There were times Shaquille O'Neal intentionally kept Kobe Bryant from shooting the ball when the two were teammates with the Lakers.
O'Neal actually had a hand signal with his teammates to keep the ball away from the young guard when he got to Los Angeles, according to Raja Bell who was a teammate of Shaq's with the Suns.
"Shaq told me a story," Bell told the "Kanell and Bell" podcast this week, via CBS Sports. "We had a kid named Gordon Giricek on our Suns team, he had gotten there, and Gordon would go in the game, and Gordon was about his buckets. So Gordon would get in, and no matter what we were doing, no matter what the flow or the chemistry was, Gordon would be just, you know, shooting the ball. Gordon was my guy, I played with him in Utah.
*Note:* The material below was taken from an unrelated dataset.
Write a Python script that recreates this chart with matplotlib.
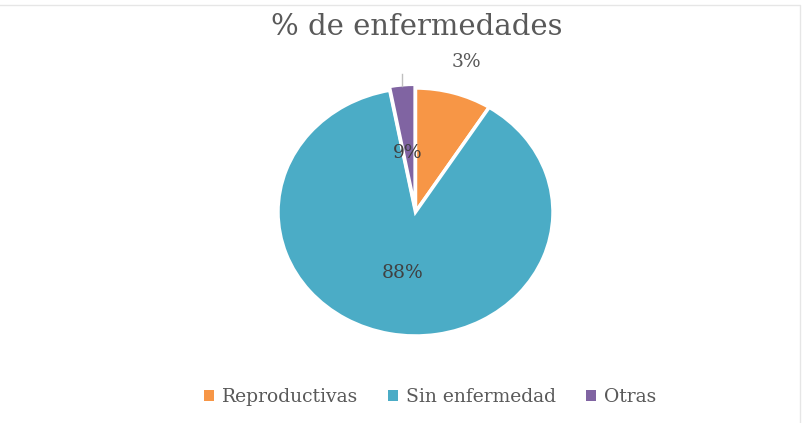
import matplotlib
matplotlib.use("Agg")
import matplotlib.pyplot as plt
from matplotlib.patches import Patch

categories = ["Reproductivas", "Sin enfermedad", "Otras"]
values = [9, 88, 3]
labels_txt = ["9%", "88%", "3%"]
colors = ["#F79646", "#4BACC6", "#8064A2"]

W, H = 806, 423
fig = plt.figure(figsize=(W / 100, H / 100), dpi=100)

def fx(px):
    return px / W

def fy(py):
    return 1 - py / H

# pie bounding box in pixels (slightly squashed ellipse, as in the reference)
left, top, right, bottom = 278, 88, 553, 336
ax = fig.add_axes([fx(left), fy(bottom), (right - left) / W, (bottom - top) / H])
ax.pie(values, colors=colors, startangle=90, counterclock=False,
       radius=1, explode=[0, 0, 0.03],
       wedgeprops=dict(edgecolor="white", linewidth=2.5))
ax.set_aspect("auto")
ax.set_xlim(-1, 1)
ax.set_ylim(-1, 1)
ax.axis("off")

font = "DejaVu Serif"
tc = "#595959"
fig.text(fx(408), fy(153), labels_txt[0], ha="center", va="center", fontsize=13.5, color="#404040", family=font)
fig.text(fx(403), fy(273), labels_txt[1], ha="center", va="center", fontsize=13.5, color="#404040", family=font)
fig.text(fx(466), fy(62), labels_txt[2], ha="center", va="center", fontsize=13.5, color=tc, family=font)
fig.add_artist(plt.Line2D([fx(402), fx(402)], [fy(74), fy(86)], color="#BFBFBF", lw=1))

fig.text(fx(417), fy(27), "% de enfermedades", ha="center", va="center", fontsize=21, color=tc, family=font)

handles = [Patch(facecolor=c, edgecolor="none") for c in colors]
leg = fig.legend(handles, categories, loc="center", bbox_to_anchor=(fx(430), fy(397)),
                 ncol=3, frameon=False, handlelength=0.55, handleheight=0.55,
                 columnspacing=1.6, handletextpad=0.4,
                 prop=dict(family=font, size=13.5))
for t in leg.get_texts():
    t.set_color(tc)

# light border
fig.add_artist(plt.Line2D([0, fx(800), fx(800)], [fy(5), fy(5), 0], color="#E6E6E6", lw=1))

fig.savefig("out.png", dpi=100, facecolor="white")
"But Shaq started saying, 'Hey guys, this is the symbol' (twitches thumbs downward) 'when I give you this, Gordon doesn't get the ball anymore.' And I'm like, 'Dude what is the background on that, where'd you come up with that?' And he was like, 'When Kobe was young, he would be going in and just trying to get 'em, so the rest of us had a universal kind of code that if we looked at each other and went (gives signal) then that meant Kobe didn't get the ball anymore.'"
The two Hall of Famers have been trading jabs back and forth this week as Bryant first called out O'Neal's work ethic saying he would have won 12 rings if the center would have worked harder.
O'Neal responded by saying Bryant would have had at least one more ring if he had passed more.